--- begin DATA SEGMENT ---
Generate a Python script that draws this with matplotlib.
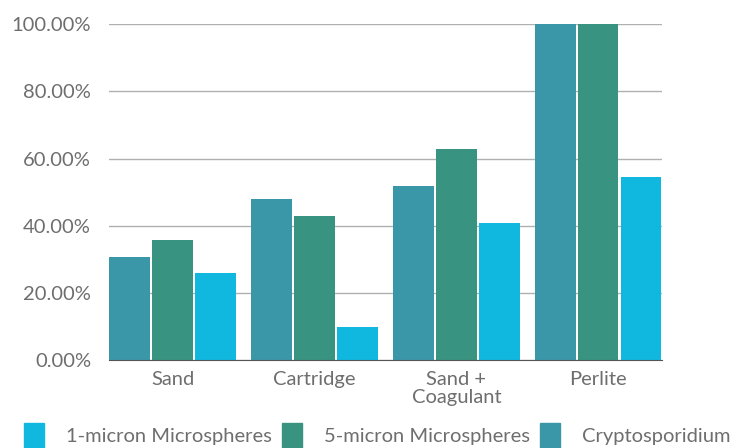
import numpy as np
import matplotlib.pyplot as plt
from matplotlib.patches import Patch
from matplotlib.ticker import FuncFormatter

plt.rcParams["font.family"] = ["Lato", "DejaVu Sans"]

categories = ["Sand", "Cartridge", "Sand +\nCoagulant", "Perlite"]
crypto = [30.7, 47.9, 51.8, 100.0]
micron5 = [35.7, 42.9, 62.8, 100.0]
micron1 = [25.9, 9.8, 40.8, 54.5]

c_crypto = "#3a97a8"
c_5 = "#389480"
c_1 = "#10b8e0"
txt = "#6e6e6e"

fig = plt.figure(figsize=(7.47, 4.48), dpi=100)
ax = fig.add_axes([0.146, 0.196, 0.74, 0.75])

x = np.arange(len(categories))
w = 0.285
gap = 0.303
ax.bar(x - gap, crypto, w, color=c_crypto, zorder=3)
ax.bar(x, micron5, w, color=c_5, zorder=3)
ax.bar(x + gap, micron1, w, color=c_1, zorder=3)

ax.set_xlim(-0.448, 3.448)
ax.set_ylim(0, 100)
ax.set_yticks(np.arange(0, 101, 20))
ax.yaxis.set_major_formatter(FuncFormatter(lambda v, p: f"{v:.2f}%"))
ax.yaxis.grid(True, color="#b0b0b0", linewidth=1, zorder=0)
ax.set_xticks(x)
ax.set_xticklabels(categories, linespacing=1.05)
ax.tick_params(length=0, labelsize=14.5, colors=txt)
ax.tick_params(axis="y", pad=13)
ax.tick_params(axis="x", pad=8)
for s in ["top", "right", "left"]:
    ax.spines[s].set_visible(False)
ax.spines["bottom"].set_color("#555555")
ax.spines["bottom"].set_zorder(4)

handles = [Patch(color=c_1), Patch(color=c_5), Patch(color=c_crypto)]
labels = ["1-micron Microspheres", "5-micron Microspheres", "Cryptosporidium"]
leg = fig.legend(handles, labels, loc="lower center", bbox_to_anchor=(0.505, -0.04), ncol=3,
                 frameon=False, fontsize=14.5, handlelength=1.0, handleheight=1.5,
                 columnspacing=0.5, handletextpad=1.1)
for t in leg.get_texts():
    t.set_color(txt)

fig.savefig("out.png", dpi=100)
--- end DATA SEGMENT ---
EXERCISE DIRECTIONS –
Copy each line above that contains the word "matplotlib".

FINISHED TASK –
Generate a Python script that draws this with matplotlib.
import matplotlib.pyplot as plt
from matplotlib.patches import Patch
from matplotlib.ticker import FuncFormatter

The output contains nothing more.